Como consecuencia de esto, los niños y adolescentes de entonces, adultos de ahora, desaprendieron lo aprendido y desanduvieron lo andado. Así es como se explica que el uno de cada cuatro hombres jóvenes de entre 15 y 29 años considere que la violencia machista es un invento ideológico, en concreto un 23,1 %, un porcentaje que ha aumentado once puntos respecto a 2019, cuando lo pensaba un 12%. Que la violencia de género entre adolescentes ha crecido un 87,2%, y que haya disminuido la edad de comisión de las agresiones sexuales hasta la infancia (algo lógico por otra parte en países como el nuestro donde la edad de inicio en el porno es de los 8 años y donde nadie ahora se preocupa de que el currículum escolar incluya la prevención de ello). 

Volviendo al asunto que nos ocupa, yo soy de las personas que cree en la pedagogía como valor supremo para cambiar el mundo frente a la rabia y el odio (más que justificado y que comparto en muchas ocasiones) principalmente por una cuestión práctica y realista. Y también soy de las que piensa que hay que aprovechar las oportunidades para hacer pedagogía. Y creo que actualmente el caso Pelicot es una oportunidad, no solo de que la vergüenza cambie de bando, sino de que los medios lo reflejen dejando de dar cabida a los discursos negacionistas y revictimizadores, propios de la cultura de la violación, y de que los poderes del estado cambien de rumbo respecto a la defensa de los derechos humanos de las mujeres (que para nada tienen que ver con las reivindicaciones de algunas minorías discriminadas).

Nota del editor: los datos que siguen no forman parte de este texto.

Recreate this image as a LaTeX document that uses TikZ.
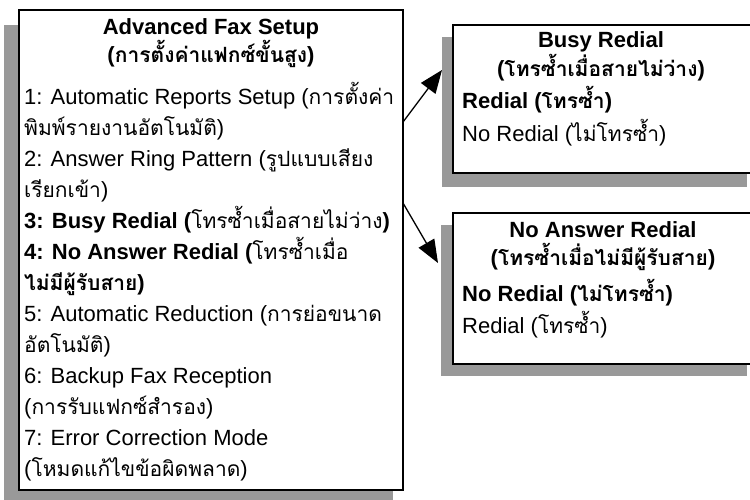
\documentclass[tikz,border=0pt]{standalone}
\usepackage{fontspec}
\setmainfont{Liberation Sans}
\newfontfamily\thaifont[Script=Thai,Scale=0.955]{Loma}
\newcommand{\thai}[1]{{\thaifont #1}}
\usetikzlibrary{arrows.meta,calc,backgrounds}

\tikzset{
  menubox/.style={draw, line width=2.2pt, fill=white, anchor=north west, inner sep=0, outer sep=0},
  headtext/.style={anchor=north, inner sep=0, align=center, font=\bfseries\fontsize{22}{29}\selectfont},
  listtext/.style={anchor=north west, inner sep=0, align=left, font=\fontsize{22}{31}\selectfont},
  dropshade/.style={fill=black!40},
  link/.style={-{Triangle[length=23pt,width=18pt]}, line width=1.3pt},
}

\begin{document}
\begin{tikzpicture}[x=1pt, y=-1pt]
\useasboundingbox (0,0) rectangle (750,499);
% the three menus
\node[menubox, minimum width=384pt, minimum height=480pt] (setup) at (19,10) {};
\node[menubox, minimum width=300pt, minimum height=148pt] (busy) at (453,25) {};
\node[menubox, minimum width=300pt, minimum height=151pt] (noans) at (453,213) {};
\begin{scope}[on background layer]
\fill[dropshade] ($(setup.north west)+(-15,15)$) rectangle ($(setup.south east)+(-10,15)$);
\fill[dropshade] ($(busy.north west)+(-11,12)$) rectangle ($(busy.south east)+(-6,14)$);
\fill[dropshade] ($(noans.north west)+(-12,12)$) rectangle ($(noans.south east)+(-6,12)$);
\end{scope}
% main menu
\node[headtext, font=\bfseries\fontsize{22}{28}\selectfont] (setuptitle) at ($(setup.north)+(0,8)$) {Advanced Fax Setup\\(\thai{การตั้งค่าแฟกซ์ขั้นสูง})};
\node[listtext] (setuplist) at ($(setup.north west)+(5,72)$) {\rule{0pt}{22pt}1: Automatic Reports Setup (\thai{การตั้งค่า}\\
\thai{พิมพ์รายงานอัตโนมัติ})\\
2: Answer Ring Pattern (\thai{รูปแบบเสียง}\\
\thai{เรียกเข้า})\\
\textbf{3: Busy Redial (}\thai{โทรซ้ำเมื่อสายไม่ว่าง}\textbf{)}\\
\textbf{4: No Answer Redial (}\thai{โทรซ้ำเมื่อ}\\
\textbf{\thai{ไม่มีผู้รับสาย})}\\
5: Automatic Reduction (\thai{การย่อขนาด}\\
\thai{อัตโนมัติ})\\
6: Backup Fax Reception\\
(\thai{การรับแฟกซ์สำรอง})\\
7: Error Correction Mode\\
(\thai{โหมดแก้ไขข้อผิดพลาด})};
% busy redial
\node[headtext] (busytitle) at ($(busy.north)+(-2,6)$) {Busy Redial\\(\thai{โทรซ้ำเมื่อสายไม่ว่าง})};
\node[listtext, font=\fontsize{22}{33}\selectfont] (busylist) at ($(busy.north west)+(9,61)$) {\rule{0pt}{22pt}\textbf{Redial (\thai{โทรซ้ำ})}\\
No Redial (\thai{ไม่โทรซ้ำ})};
% no answer redial
\node[headtext, font=\bfseries\fontsize{22}{28}\selectfont] (noanstitle) at ($(noans.north)+(0,8)$) {No Answer Redial\\(\thai{โทรซ้ำเมื่อไม่มีผู้รับสาย})};
\node[listtext, font=\fontsize{22}{32}\selectfont] (noanslist) at ($(noans.north west)+(9,66)$) {\rule{0pt}{22pt}\textbf{No Redial (\thai{ไม่โทรซ้ำ})}\\
Redial (\thai{โทรซ้ำ})};
% arrows
\coordinate (busyin) at ($(busy.north west)+(-11,45)$);
\coordinate (noansin) at ($(noans.north west)+(-15,50)$);
\draw[link] ($(setup.north east)+(0,112)$) -- (busyin);
\draw[link] ($(setup.north east)+(0,193)$) -- (noansin);
\end{tikzpicture}
\end{document}
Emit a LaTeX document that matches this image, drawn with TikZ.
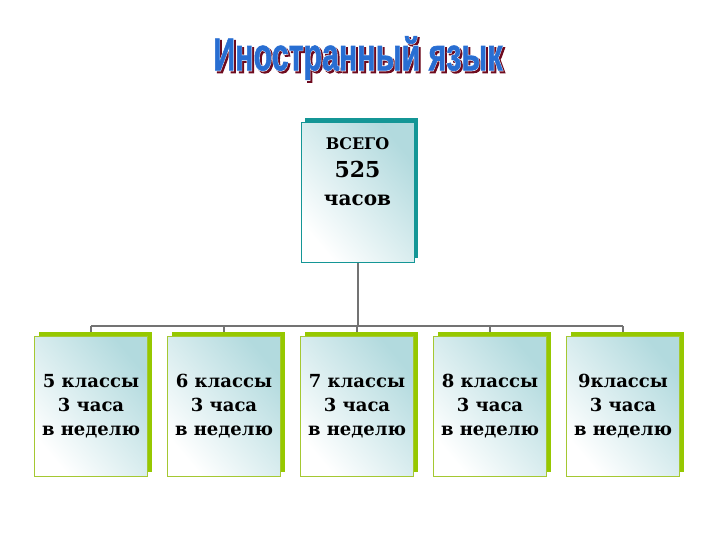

Por eso veo tan importantes pedagógicamente los símbolos, porque se cuelan en el imaginario popular sin que muchas veces nos demos cuenta y van poco a poco transformando mentalidades. Como Ana Orantes a finales del siglo pasado cambió la percepción de la opinión pública respecto a la violencia de género o como el asesinato de Mahsa Amini ha concienciado de su discriminación a miles y miles de mujeres en el mundo musulmán.

Ahora tenemos otra mujer convertida en símbolo, Gisèle Pélicot. Ella sola con su valentía y entereza ha conseguido que la mayoría de la opinión pública se haya puesto de su parte. Nunca se había visto a una víctima de violación salir del tribunal en medio de una ovación, ni a un par de acusados reconocerse como criminales violadores y romper la fratría incriminando sin contemplaciones al resto (a buen seguro como recomendación de sus abogados defensores viendo la repercusión popular y esperando con ello benevolencia en la sentencia, no nos engañemos).
 
Es una oportunidad de retomar la coeducación en las escuelas, de tomarse en serio las políticas institucionales para prevenir la violencia sexual y machista con campañas agresivas que pongan el foco en el victimario y no en la víctima (aunque los amigos de Sánchez se enfaden y enarbolen la bandera del «not all men») y de acabar con una justicia patriarcal revictimizadora de la mujer que es la principal culpable de que en nuestro país haya 14 denuncias diarias por violación pero que solo supongan el 11% de las violaciones reales cometidas (que de eso va la Ley de Solo sí es sí, de aplicar la perspectiva feminista a la justicia, no de rebajar condenas a violadores, pero claro, cuando se empieza la casa por el tejado…). De intervenir y legislar (o aplicar lo legislado) para evitar que tenga que haber más símbolos.

Un último apunte.

Aunque Gisèle Pelicot sea la mujer más valiente del mundo, no son menos dignas las víctimas de agresiones sexuales que no se atreven a denunciar o prefieren (o se ven obligadas) a seguir en el anonimato y no son tan simbólicas. Como ella misma ha declarado refiriéndose a cómo está siendo tratada en el juicio por parte de los abogados defensores de los acusados, “me parece insultante y entiendo que las víctimas de violación no denuncien porque tienen que pasar un examen humillante».